- Parents: Suleyman Shah or Gündüz Alp (father); Hayme Hatun (mother);
- Family: Kayı tribe of Oghuz Turks

= Dündar Bey =

Younger brother of Ertuğrul

Dündar Bey was the youngest son of the Kayı Bey Suleyman Shah or Gündüz Alp and the younger brother of Ertuğrul (13th century). He was the uncle of Osman I, the founder of the Ottoman Empire.

==Biography==
At the time of the division of the Kayı tribe, Dündar Bey migrated with his older brother Ertuğrul after the death of their father.
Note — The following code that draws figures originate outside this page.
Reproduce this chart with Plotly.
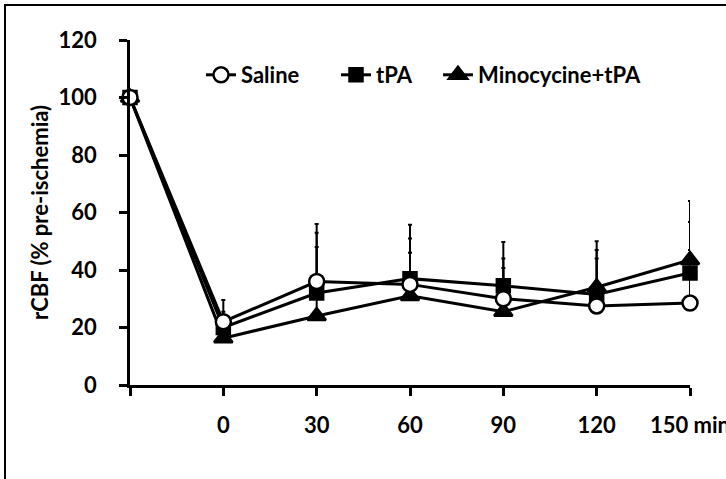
import plotly.graph_objects as go

categories = ["", "0", "30", "60", "90", "120", "150 min"]
saline = [100, 22, 36, 35, 30, 27.5, 28.5]
tpa = [100, 20, 32, 37, 34.5, 31.5, 39]
mino = [100, 16.3, 24, 31, 25.5, 34, 43.5]
saline_err = [0, 7.6, 20, 20.7, 19.7, 19.5, 18.5]
tpa_err = [0, 5.5, 16, 14, 9.5, 12.5, 17.7]
mino_err = [0, 6, 29, 15, 15.2, 16, 20.5]
y_ticks = [0, 20, 40, 60, 80, 100, 120]

xpos = list(range(len(categories)))
FONT = "Lato"

# target pixel geometry of plot area in the window
PL, PR, PT, PB = 130, 690, 40, 385
W, H = 726, 479

fig = go.Figure()

def add_series(name, y, err, symbol, size, fill, legend):
    fig.add_trace(go.Scatter(
        x=xpos, y=y, mode="lines+markers", name=name, legend=legend,
        showlegend=True,
        line=dict(color="black", width=3),
        marker=dict(symbol=symbol, size=size, color=fill,
                    line=dict(color="black", width=2.5)),
        error_y=dict(type="data", array=err, arrayminus=[0]*len(err),
                     symmetric=False, color="black", thickness=2, width=2),
        cliponaxis=False,
    ))

add_series("Minocycine+tPA", mino, mino_err, "triangle-up", 16, "black", "legend3")
add_series("tPA", tpa, tpa_err, "square", 13, "black", "legend2")
add_series("Saline", saline, saline_err, "circle", 15, "white", "legend")

def px_x(p):
    return (p - PL) / (PR - PL)

def px_y(p):
    return (PB - p) / (PB - PT)

leg_common = dict(orientation="h", yanchor="middle", y=px_y(75), xanchor="left",
                  bgcolor="rgba(0,0,0,0)", borderwidth=0, itemwidth=30,
                  font=dict(family=FONT, size=22, color="black", weight="bold"))

tick_font = dict(family=FONT, size=22, color="black", weight="bold")

fig.update_layout(
    width=W, height=H, showlegend=True,
    margin=dict(l=PL, r=W - PR, t=PT, b=H - PB, autoexpand=False),
    paper_bgcolor="white", plot_bgcolor="white",
    font=tick_font,
    legend=dict(x=px_x(201), **leg_common),
    legend2=dict(x=px_x(336), **leg_common),
    legend3=dict(x=px_x(438), **leg_common),
    xaxis=dict(range=[0, 6], tickmode="array", tickvals=xpos,
               ticktext=categories, ticklabeloverflow="allow", automargin=False,
               showline=True, linecolor="black", linewidth=2.5,
               ticks="outside", ticklen=8, tickwidth=2.5, tickcolor="black",
               showgrid=False, zeroline=False, ticklabelstandoff=11,
               tickfont=tick_font),
    yaxis=dict(range=[0, 120], tickmode="array", tickvals=y_ticks,
               showline=True, linecolor="black", linewidth=2.5, automargin=False,
               ticks="outside", ticklen=8, tickwidth=2.5, tickcolor="black",
               showgrid=False, zeroline=False, ticklabelstandoff=18,
               tickfont=tick_font,
               title=dict(text="rCBF (% pre-ischemia)", standoff=4,
                          font=tick_font)),
)

fig.add_shape(type="rect", xref="paper", yref="paper",
              x0=px_x(5), x1=1.3, y0=-0.6, y1=px_y(5),
              line=dict(color="black", width=2), layer="below")

fig.write_html("out.html", config={"displayModeBar": False},
               post_script="document.body.style.margin='0';document.body.style.overflow='hidden';")
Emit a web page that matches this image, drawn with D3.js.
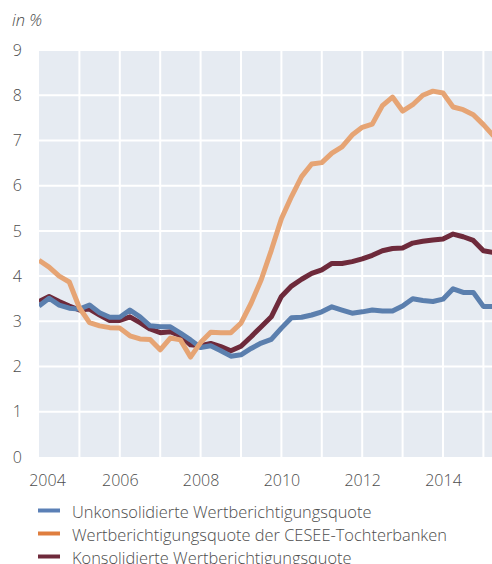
<!DOCTYPE html>
<html>
<head>
<meta charset="utf-8">
<script src="https://cdn.jsdelivr.net/npm/d3@7"></script>
<style>
  body { margin: 0; background: #fff; }
  svg { display: block; }
  text { font-family: "Open Sans", "Lato", sans-serif; font-weight: 300; fill: #4d4d4d; }
</style>
</head>
<body>
<svg width="492" height="564"></svg>
<script>
// quarterly observations, 2004 Q1 .. 2015 Q2
const quarters = d3.range(46).map(k => 2004 + k * 0.25);

const unkonsolidiert = [
  3.34, 3.51, 3.36, 3.29, 3.27, 3.36, 3.19, 3.09, 3.09, 3.25, 3.10, 2.90,
  2.88, 2.88, 2.74, 2.59, 2.42, 2.46, 2.35, 2.23, 2.26, 2.40, 2.52, 2.60,
  2.85, 3.08, 3.09, 3.14, 3.21, 3.32, 3.25, 3.18, 3.21, 3.25, 3.23, 3.23,
  3.34, 3.50, 3.46, 3.44, 3.49, 3.72, 3.64, 3.64, 3.33, 3.33
];
const cesee = [
  4.35, 4.20, 4.00, 3.87, 3.30, 2.97, 2.90, 2.86, 2.85, 2.68, 2.61, 2.60,
  2.37, 2.63, 2.59, 2.21, 2.53, 2.76, 2.75, 2.75, 2.96, 3.40, 3.92, 4.57,
  5.27, 5.76, 6.20, 6.48, 6.51, 6.72, 6.86, 7.12, 7.29, 7.36, 7.77, 7.96,
  7.65, 7.79, 8.00, 8.09, 8.05, 7.74, 7.68, 7.57, 7.35, 7.10
];
const konsolidiert = [
  3.44, 3.55, 3.44, 3.34, 3.25, 3.27, 3.14, 3.02, 3.02, 3.10, 2.97, 2.83,
  2.75, 2.77, 2.68, 2.48, 2.46, 2.51, 2.44, 2.35, 2.45, 2.66, 2.88, 3.10,
  3.55, 3.78, 3.93, 4.06, 4.14, 4.28, 4.28, 4.32, 4.38, 4.46, 4.56, 4.61,
  4.62, 4.73, 4.77, 4.80, 4.82, 4.93, 4.87, 4.79, 4.56, 4.52
];

const seriesNames = [
  "Unkonsolidierte Wertberichtigungsquote",
  "Wertberichtigungsquote der CESEE-Tochterbanken",
  "Konsolidierte Wertberichtigungsquote"
];
const lineColors = ["#5b7fae", "#e6a474", "#6e2a3b"];
const legendColors = ["#5b80b6", "#df7e3e", "#6e2a3b"];

const yTicks = d3.range(0, 10);
const xTicks = [2004, 2006, 2008, 2010, 2012, 2014];
const gridYears = d3.range(2004, 2016);

const plotLeft = 39, plotRight = 493.5, plotTop = 50, plotBottom = 457;

const svg = d3.select("svg");

const x = d3.scaleLinear().domain([2004, 2015.25]).range([plotLeft, plotRight]);
const y = d3.scaleLinear().domain([0, 9]).range([plotBottom, plotTop]);

svg.append("defs").append("clipPath").attr("id", "plot")
  .append("rect")
  .attr("x", plotLeft).attr("y", plotTop - 5)
  .attr("width", 492 - plotLeft).attr("height", plotBottom - plotTop + 10);

// background
svg.append("rect")
  .attr("x", plotLeft).attr("y", plotTop)
  .attr("width", 492 - plotLeft).attr("height", plotBottom - plotTop)
  .style("fill", "#e6ebf2");

// grid
svg.append("g").selectAll("line")
  .data(yTicks.slice(1))
  .enter().append("line")
  .attr("x1", plotLeft).attr("x2", 492)
  .attr("y1", d => y(d)).attr("y2", d => y(d))
  .style("stroke", "#fff").style("stroke-width", 2);

svg.append("g").selectAll("line")
  .data(gridYears.slice(1))
  .enter().append("line")
  .attr("x1", d => x(d)).attr("x2", d => x(d))
  .attr("y1", plotTop).attr("y2", plotBottom)
  .style("stroke", "#fff").style("stroke-width", 2);

// axes
const yAxis = svg.append("g")
  .attr("transform", `translate(${plotLeft},0)`)
  .call(d3.axisLeft(y).tickValues(yTicks).tickSize(0).tickPadding(17));
yAxis.select(".domain").remove();
yAxis.selectAll("text")
  .style("font-size", "16px");
yAxis.attr("font-family", null).attr("font-size", null);

const xAxis = svg.append("g")
  .attr("transform", `translate(0,${plotBottom})`)
  .call(d3.axisBottom(x).tickValues(xTicks).tickFormat(d3.format("d")).tickSize(0).tickPadding(18));
xAxis.select(".domain").remove();
xAxis.selectAll("text")
  .style("font-size", "16px");
xAxis.attr("font-family", null).attr("font-size", null);
xAxis.selectAll(".tick").filter(d => d === 2004).select("text").attr("x", 8);

svg.append("text")
  .attr("x", 12).attr("y", 26)
  .style("font-size", "16.5px").style("font-style", "italic")
  .text("in %");

// lines
const line = d3.line()
  .x((d, i) => x(quarters[i]))
  .y(d => y(d));

const series = [unkonsolidiert, cesee, konsolidiert];
const drawOrder = [2, 0, 1];

svg.append("g").attr("clip-path", "url(#plot)")
  .selectAll("path")
  .data(drawOrder)
  .enter().append("path")
  .attr("d", k => line(series[k]))
  .style("fill", "none")
  .style("stroke", k => lineColors[k])
  .style("stroke-width", 5)
  .style("stroke-linejoin", "round");

// legend
const legend = svg.append("g").selectAll("g")
  .data(seriesNames)
  .enter().append("g")
  .attr("transform", (d, i) => `translate(38,${510.5 + i * 23})`);

legend.append("line")
  .attr("x1", 0).attr("x2", 22)
  .style("stroke", (d, i) => legendColors[i])
  .style("stroke-width", 4);

legend.append("text")
  .attr("x", 34).attr("y", 7)
  .style("font-size", "16.4px")
  .text(d => d);
</script>
</body>
</html>
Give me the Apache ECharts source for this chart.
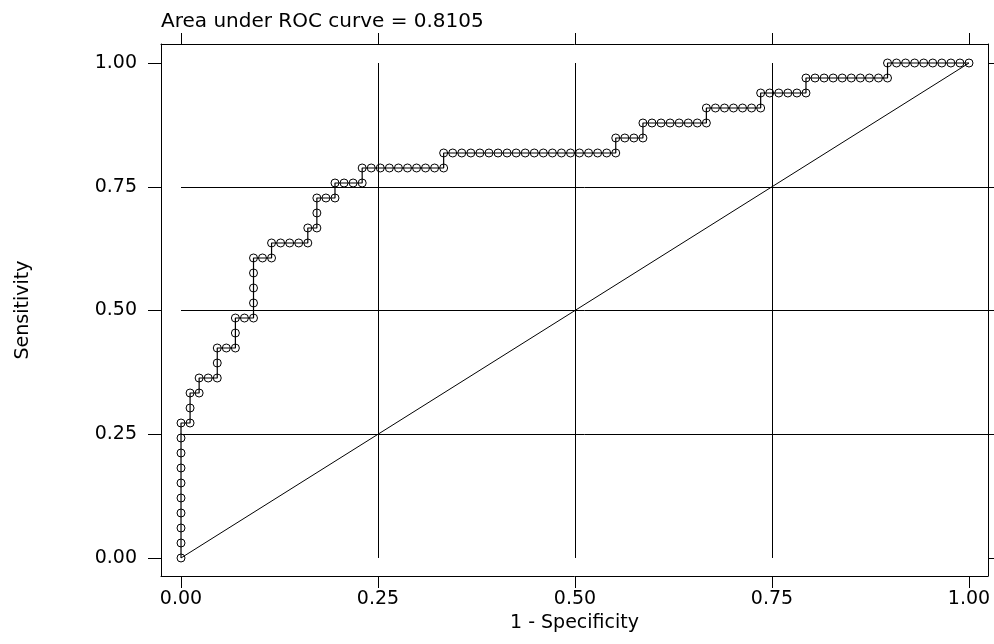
<!DOCTYPE html>
<html>
<head>
<meta charset="utf-8" />
<title>ROC curve</title>
<script src="https://cdn.jsdelivr.net/npm/echarts@6/dist/echarts.min.js"></script>
</head>
<body style="margin:0;background:#fff;">
<div id="chart" style="width:994px;height:644px;"></div>
<script>
// ROC points (1 - specificity, sensitivity)
var oneMinusSpec = [
  0, 0, 0, 0, 0, 0, 0, 0, 0, 0,
  .0115, .0115, .0115, .0230, .0230, .0345, .0460, .0460, .0460, .0575,
  .0690, .0690, .0690, .0805, .0920, .0920, .0920, .0920, .0920, .1034,
  .1149, .1149, .1264, .1379, .1494, .1609, .1609, .1724, .1724, .1724,
  .1839, .1954, .1954, .2069, .2184, .2299, .2299,
  .2414, .2529, .2644, .2759, .2874, .2989, .3103, .3218, .3333, .3333,
  .3448, .3563, .3678, .3793, .3908, .4023, .4138, .4253, .4368, .4483,
  .4598, .4713, .4828, .4943, .5057, .5172, .5287, .5402, .5517, .5517,
  .5632, .5747, .5862, .5862,
  .5977, .6092, .6207, .6322, .6437, .6552, .6667, .6667,
  .6782, .6897, .7011, .7126, .7241, .7356, .7356,
  .7471, .7586, .7701, .7816, .7931, .7931,
  .8046, .8161, .8276, .8391, .8506, .8621, .8736, .8851, .8966, .8966,
  .9080, .9195, .9310, .9425, .9540, .9655, .9770, .9885, 1
];
var sensitivity = [
  0, .0303, .0606, .0909, .1212, .1515, .1818, .2121, .2424, .2727,
  .2727, .3030, .3333, .3333, .3636, .3636, .3636, .3939, .4242, .4242,
  .4242, .4545, .4848, .4848, .4848, .5152, .5455, .5758, .6061, .6061,
  .6061, .6364, .6364, .6364, .6364, .6364, .6667, .6667, .6970, .7273,
  .7273, .7273, .7576, .7576, .7576, .7576, .7879,
  .7879, .7879, .7879, .7879, .7879, .7879, .7879, .7879, .7879, .8182,
  .8182, .8182, .8182, .8182, .8182, .8182, .8182, .8182, .8182, .8182,
  .8182, .8182, .8182, .8182, .8182, .8182, .8182, .8182, .8182, .8485,
  .8485, .8485, .8485, .8788,
  .8788, .8788, .8788, .8788, .8788, .8788, .8788, .9091,
  .9091, .9091, .9091, .9091, .9091, .9091, .9394,
  .9394, .9394, .9394, .9394, .9394, .9697,
  .9697, .9697, .9697, .9697, .9697, .9697, .9697, .9697, .9697, 1,
  1, 1, 1, 1, 1, 1, 1, 1, 1
];
var tickValues = [0, 0.25, 0.5, 0.75, 1];
var gridValues = [0.25, 0.5, 0.75];
var diagonal = [[0, 0], [1, 1]];
var titleText = 'Area under ROC curve = 0.8105';

// plot region padding outside the 0..1 range
var xMin = -0.0254, xMax = 1.0241;
var yMin = -0.0364, yMax = 1.0384;

var font = 'DejaVu Sans';
var fs = 19;

var rocData = [];
for (var i = 0; i < oneMinusSpec.length; i++) {
  rocData.push([oneMinusSpec[i], sensitivity[i]]);
}

var gridLines = [];
gridValues.forEach(function (v) {
  gridLines.push([{ coord: [v, 0] }, { coord: [v, 1] }]);
  gridLines.push([{ coord: [0, v] }, { coord: [xMax, v] }]);
});

function axisBase(pos, tickLen, showLabel) {
  return {
    type: 'value',
    position: pos,
    min: pos === 'bottom' || pos === 'top' ? xMin : yMin,
    max: pos === 'bottom' || pos === 'top' ? xMax : yMax,
    axisLine: { show: true, onZero: false, lineStyle: { color: '#000', width: 1 } },
    axisTick: { show: true, inside: false, length: tickLen, customValues: tickValues,
      lineStyle: { color: '#000', width: 1 } },
    axisLabel: { show: showLabel, customValues: tickValues, color: '#000',
      fontFamily: font, fontSize: fs,
      formatter: function (v) { return v.toFixed(2); } },
    splitLine: { show: false }
  };
}

var xBottom = axisBase('bottom', 12, true);
xBottom.axisLabel.margin = 14;
xBottom.name = '1 - Specificity';
xBottom.nameLocation = 'middle';
xBottom.nameGap = 35;
xBottom.nameTextStyle = { color: '#000', fontFamily: font, fontSize: fs };

var yLeft = axisBase('left', 13, true);
yLeft.axisLabel.margin = 24;
yLeft.name = 'Sensitivity';
yLeft.nameLocation = 'middle';
yLeft.nameGap = 128;
yLeft.nameTextStyle = { color: '#000', fontFamily: font, fontSize: fs };

var option = {
  animation: false,
  backgroundColor: '#fff',
  title: {
    text: titleText,
    left: 156,
    top: 7,
    textStyle: { color: '#000', fontFamily: font, fontSize: 20, fontWeight: 'normal' }
  },
  grid: { left: 161, right: 6, top: 44, bottom: 68, containLabel: false },
  xAxis: [xBottom, axisBase('top', 11, false)],
  yAxis: [yLeft, axisBase('right', 12, false)],
  series: [
    {
      type: 'line',
      data: diagonal,
      symbol: 'none',
      silent: true,
      lineStyle: { color: '#000', width: 1 },
      markLine: {
        silent: true,
        symbol: ['none', 'none'],
        label: { show: false },
        lineStyle: { color: '#000', width: 1, type: 'solid' },
        data: gridLines
      }
    },
    {
      type: 'line',
      data: rocData,
      symbol: 'circle',
      symbolSize: 8,
      showAllSymbol: true,
      silent: true,
      lineStyle: { color: '#000', width: 1.2 },
      itemStyle: { color: 'rgba(0,0,0,0)', borderColor: '#000', borderWidth: 1 }
    }
  ]
};

var myChart = echarts.init(document.getElementById('chart'));
myChart.setOption(option);
</script>
</body>
</html>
When Ertuğrul died c. 1280, the leadership/chief beyship of the Kayı tribe transferred to Ertuğrul's son, Osman I. When Osman I decided to attack a small Greek island, Dündar set a trap for him; Dündar rebelled because he thought such an attack would destroy the tribe. The circumstances surrounding his death are, like many other details of his ill-documented life, disputed. Historical sources disagree on whether or not he was executed by Osman I.

==In popular culture==
Dündar Bey has been portrayed in Turkish television series; Kuruluş "Osmancık" (1988), Diriliş: Ertuğrul (2014—2019) and Kuruluş: Osman (2019—2021).